The beauty of pretty
Back home now, the 34-year-old Hina Rabbani Khar is terribly upset because the Indian establishment has found her oh-so-pretty, writes Indrajit Hazra.columns Updated: Jul 30, 2011 22:22 IST
The Punjabis — folks from The Punjab in Pakistan, as distinct from Punjabis who live on this side of the fence — are clearly smarter than they look. Take what they’ve done with Pakistan’s foreign policy at a crucial juncture when the country’s going through a pretty rough patch and isn’t really wild about breaking roti with the Indians.
They get a pretty foreign minister conducting a serious charm offensive in Hindustan.
It turns out, though, that back home now, the 34-year-old Hina Rabbani Khar is terribly upset. No, not because she had to undergo a session of humiliating photo-ops with SM Krishna’s quivering lower lip and the rest of the Indian foreign minister’s 79-year-old body. She was miffed because the Indian establishment has found her oh-so-pretty. The tag of Khar being a “fashion icon”, a sort of Bibi Gaga, hasn’t made Pakistan’s first woman foreign minister too pleased either.
Sure, the media is to blame. After all which sentence about Khar did you read more carefully? The one that quoted her saying: “I hope that these two countries have learnt lessons from history, but are not burdened by history, and we can move forward as good, friendly neighbours who have a stake in each other’s future, and... [zzzz]”?
Or the one that carefully reported that “her monotone outfit of blue, the colour of the season, tasteful accessories, Roberto Cavalli sunglasses, an oversized Hermès Birkin bag and glass pearl jewellery added a glamour to her look”?
Back in Lahore, Khar replied to the Pakistani media’s queries about her ‘newfound’ status as a headturner in Delhi: “You see, paparazzi are everywhere.
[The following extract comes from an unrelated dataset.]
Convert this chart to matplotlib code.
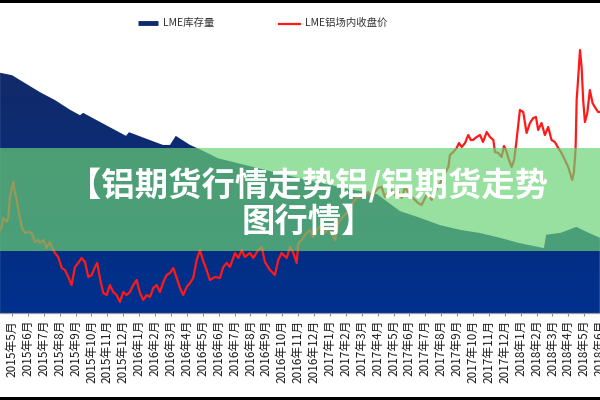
import matplotlib
matplotlib.use("Agg")
import numpy as np
import matplotlib.pyplot as plt
from matplotlib.lines import Line2D
from matplotlib.patches import Rectangle
from matplotlib.colors import LinearSegmentedColormap

plt.rcParams['font.family'] = ['Noto Sans CJK SC', 'DejaVu Sans']

# x positions are in months counted from 2015年1月 (= 0)
stock_month = [3.25, 4.0, 4.5, 5.76, 6.7, 7.65, 8.28, 8.47, 9.53, 11.17, 11.36,
               12.68, 13.5, 13.94, 14.3, 15.2, 15.8, 16.96, 18.97, 22.1, 25.26,
               26.96, 28.4, 29.66, 30.9, 32.2, 33.4, 34.7, 35.95, 37.46, 37.6,
               38.5, 39.5, 40.2, 40.98]
stock_value = [396, 392, 384, 364, 351, 335, 326, 330, 315, 292, 298,
               285, 277, 277, 292, 277, 270, 255, 242, 222, 204,
               196, 168, 157, 145, 137, 132, 124, 115, 107, 129,
               132, 142, 133, 124]

price_month = [3.25, 3.35, 3.45, 3.67, 3.77, 3.87, 4.08, 4.19, 4.30, 4.40, 4.61,
               4.82, 5.03, 5.24, 5.45, 5.65, 5.76, 5.97, 6.18, 6.39, 6.50, 6.70,
               6.91, 7.13, 7.33, 7.54, 7.75, 7.96, 8.17, 8.38, 8.59, 8.80, 9.01,
               9.22, 9.36, 9.53, 9.74, 9.96, 10.16, 10.37, 10.58, 10.79, 11.00,
               11.21, 11.42, 11.63, 11.84, 12.05, 12.26, 12.47, 12.68, 12.89,
               13.10, 13.31, 13.52, 13.73, 13.94, 14.15, 14.36, 14.57, 14.77,
               14.99, 15.20, 15.40, 15.62, 15.82, 16.01, 16.24, 16.45, 16.77,
               17.08, 17.29, 17.51, 17.71, 18.03, 18.24, 18.45, 18.65, 18.97,
               19.18, 19.49, 19.71, 19.91, 20.23, 20.54, 20.75, 20.96, 21.28,
               21.49, 21.70, 21.91, 22.01, 22.22, 22.43, 22.74, 22.95, 23.17,
               23.48, 23.69, 23.90, 24.11, 24.32, 24.53, 24.74, 25.05, 25.26,
               25.47, 25.68, 26.00, 26.20, 26.41, 26.63, 26.83, 27.04, 27.25,
               27.46, 27.67, 27.88, 28.09, 28.30, 28.51, 28.72, 28.91, 29.16,
               29.35, 29.54, 29.77, 29.98, 30.17, 30.40, 30.61, 31.03, 31.24,
               31.45, 31.55, 31.76, 31.97, 32.12, 32.29, 32.50, 32.70, 32.86,
               33.00, 33.23, 33.44, 33.63, 33.86, 34.07, 34.28, 34.38, 34.59,
               34.80, 34.95, 35.07, 35.22, 35.43, 35.59, 35.74, 35.95, 36.16,
               36.37, 36.58, 36.79, 36.96, 37.10, 37.31, 37.52, 37.73, 37.94,
               38.15, 38.36, 38.57, 38.78, 38.99, 39.14, 39.24, 39.35, 39.45,
               39.52, 39.62, 39.73, 39.83, 39.93, 40.04, 40.19, 40.35, 40.52,
               40.66, 40.87, 40.98]
price_value = [1800, 1815, 1860, 1840, 1865, 1965, 2040, 1985, 1950, 1900, 1815,
               1785, 1790, 1785, 1740, 1750, 1735, 1750, 1710, 1740, 1715, 1685,
               1665, 1610, 1600, 1565, 1525, 1615, 1635, 1660, 1640, 1565, 1575,
               1615, 1635, 1560, 1485, 1475, 1525, 1490, 1475, 1440, 1490,
               1475, 1490, 1525, 1550, 1485, 1450, 1475, 1465, 1510,
               1525, 1490, 1540, 1575, 1585, 1610, 1560, 1510, 1475,
               1515, 1535, 1560, 1650, 1700, 1650, 1600, 1550, 1565,
               1560, 1615, 1635, 1615, 1685, 1660, 1700, 1665, 1685,
               1660, 1700, 1715, 1640, 1600, 1575, 1650, 1685, 1660,
               1715, 1685, 1635, 1735, 1750, 1775, 1800, 1765, 1800,
               1825, 1785, 1815, 1785, 1750, 1835, 1860, 1885, 1910,
               1940, 1960, 1965, 1975, 1990, 1965, 1990, 2010, 2015,
               1965, 1985, 2000, 1975, 1990, 1960, 2015, 1990, 1965,
               1950, 1935, 1925, 1960, 1985, 1950, 1990, 2050, 2085,
               2115, 2175, 2190, 2210, 2235, 2215, 2235, 2275, 2250,
               2250, 2265, 2275, 2240, 2290, 2265, 2250, 2190, 2185,
               2165, 2220, 2200, 2160, 2115, 2150, 2250, 2400, 2390,
               2285, 2335, 2360, 2365, 2300, 2335, 2275, 2315, 2250,
               2240, 2210, 2185, 2150, 2115, 2075, 2050, 2090, 2200,
               2450, 2565, 2700, 2615, 2450, 2340, 2385, 2500, 2435,
               2415, 2390, 2390]

tick_months = list(range(3, 42))
tick_labels = [f"{2015 + m // 12}年{m % 12 + 1}月" for m in tick_months]

legend_names = ['LME库存量', 'LME铝场内收盘价']
title_lines = ['【铝期货行情走势铝/铝期货走势', '图行情】']

navy = '#0f2a6e'
red = '#ff1a1a'

fig = plt.figure(figsize=(6, 4), dpi=100)
ax = fig.add_axes([-0.01975, 0.2175, 1.0333, 0.6825])
ax.set_ylim(0, 450)
ax.set_xlim(2.5, 41.5)

# stock area with a vertical gradient fill (dark navy at top, brighter blue below)
area = ax.fill_between(stock_month, stock_value, 0, color='none', lw=0)
grad_cmap = LinearSegmentedColormap.from_list('navy', ['#00308e', '#122a68'])
grad = np.linspace(0, 1, 256).reshape(-1, 1)
img = ax.imshow(grad, cmap=grad_cmap, origin='lower', aspect='auto',
                extent=[2.5, 41.5, 0, 400], interpolation='bilinear')
img.set_clip_path(area.get_paths()[0], transform=ax.transData)
ax.set_xlim(2.5, 41.5)
ax.set_ylim(0, 450)

ax2 = ax.twinx()
ax2.plot(price_month, price_value, color=red, lw=1.6)
ax2.set_ylim(1385, 2750)

for a in (ax, ax2):
    a.set_yticks([])
    for side in ('top', 'left', 'right'):
        a.spines[side].set_visible(False)
    a.spines['bottom'].set_color('#999999')
    a.patch.set_visible(False)

ax.set_xticks(tick_months)
ax.set_xticklabels(tick_labels, rotation=90, fontsize=8.5, color='#1a1a1a')
ax.tick_params(axis='x', length=2.5, width=0.8, color='#888888', pad=2.5)

# legend drawn in figure coordinates
fig.add_artist(Line2D([138 / 600, 158 / 600], [1 - 22.5 / 400] * 2, color=navy,
                      lw=3.5, solid_capstyle='butt'))
fig.text(163 / 600, 1 - 22.5 / 400, legend_names[0], fontsize=7.5, va='center', color='#333333')
fig.add_artist(Line2D([279 / 600, 300 / 600], [1 - 24 / 400] * 2, color=red, lw=1.6))
fig.text(305 / 600, 1 - 22.5 / 400, legend_names[1], fontsize=7.5, va='center', color='#333333')

# green banner overlay with title
fig.add_artist(Rectangle((0, (400 - 251) / 400), 1, 103 / 400, transform=fig.transFigure,
                         facecolor='#6ad274', alpha=0.69, lw=0, zorder=5))
fig.text(308 / 600, 1 - 186 / 400, title_lines[0], fontsize=24, fontweight='heavy',
         color='white', ha='center', va='center', zorder=6)
fig.text(308 / 600, 1 - 222 / 400, title_lines[1], fontsize=24, fontweight='heavy',
         color='white', ha='center', va='center', zorder=6)

# black page edges
fig.add_artist(Rectangle((0, 1 - 2.5 / 400), 1, 2.5 / 400, transform=fig.transFigure,
                         facecolor='black', lw=0, zorder=7))
fig.add_artist(Rectangle((0, 0), 1, 3 / 400, transform=fig.transFigure,
                         facecolor='black', lw=0, zorder=7))

fig.savefig('out.png', dpi=100)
Besides, you [members of the media] should not do such acts. Or I’ll have you summarily executed."
Okay, so she didn’t say the last bit about the execution, but you get my drift. She left Lahore airport for Islamabad in a huff, although choosing not to make a point by immediately donning a head-to-toe burqa.
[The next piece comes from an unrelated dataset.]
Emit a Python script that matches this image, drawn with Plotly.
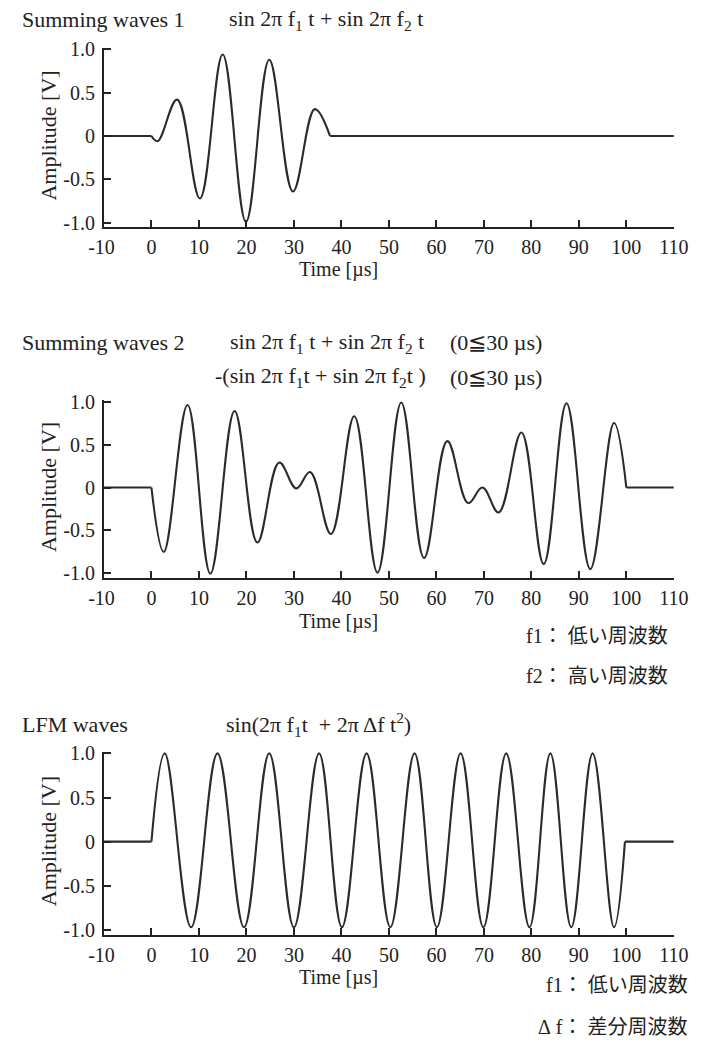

I feel for Khar, really. Who doesn’t know the anguish of someone who’s not given the attention for what she wants paid attention to? But like it or not, beauty is distracting — even if only to support her, I must say I found her to be a bit too pasty-looking for my taste. Both for the onlooker and the onlookee.
When someone like former US secretary of state Madeleine Albright spoke, people would listen. If Khar quoted Albright’s famous words (refering to America’s dealings with China in the 90s) — “Engagement does not mean endorsement”— people would have mistakenly thought that she was talking about the days leading up to her wedding. Which is why, to my mind, good-looking ladies like Indira Gandhi (as opposed to Golda Meir and Margaret Thatcher) had to prove themselves many times over (by winning a war, testing a nuclear bomb, suspending democracy, etc) that they were more than just a pretty face/goongi gudiya.
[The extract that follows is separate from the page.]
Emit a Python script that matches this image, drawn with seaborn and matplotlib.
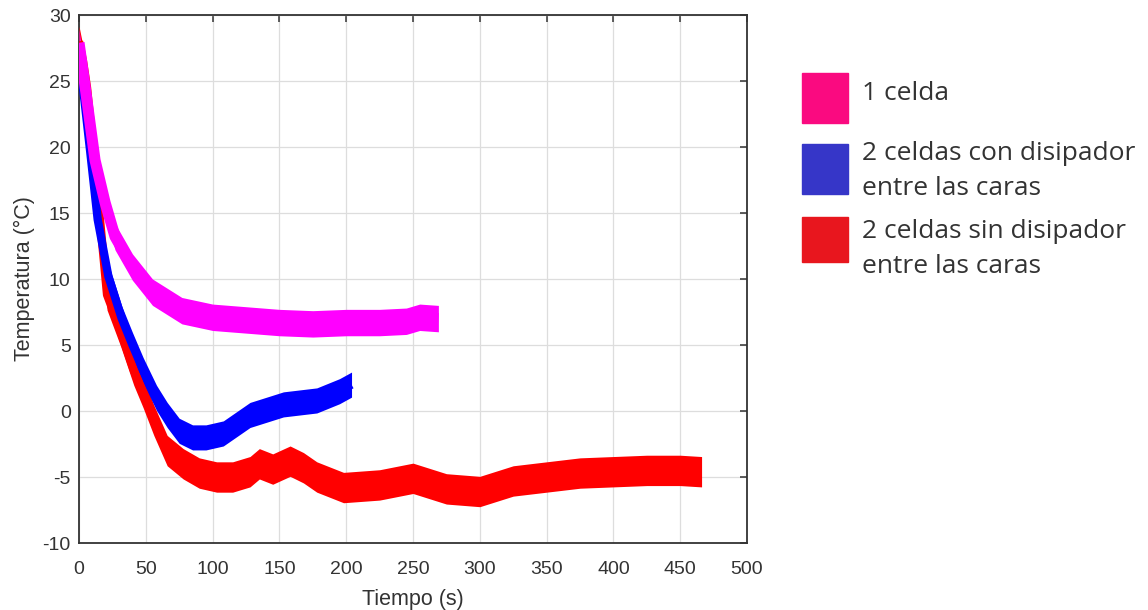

Women (and men) use their looks in matters and professions pertaining to show business. So it stands to reason that they can choose to withhold — or, at least, be aware of — that trait when it comes to dealing with less external affairs. In which category does diplomacy fall into? I would think one that uses everything in the book to get things done, including the ‘what you see can also be what you get’ bits.
But have you noticed how we have registered Khar’s disapproval of Indians gawking at her much more than India’s show of “concern” about her meeting Hurriyat leaders from Kashmir? There can be only one explanation for this: SM Krishna isn’t as pretty to look at.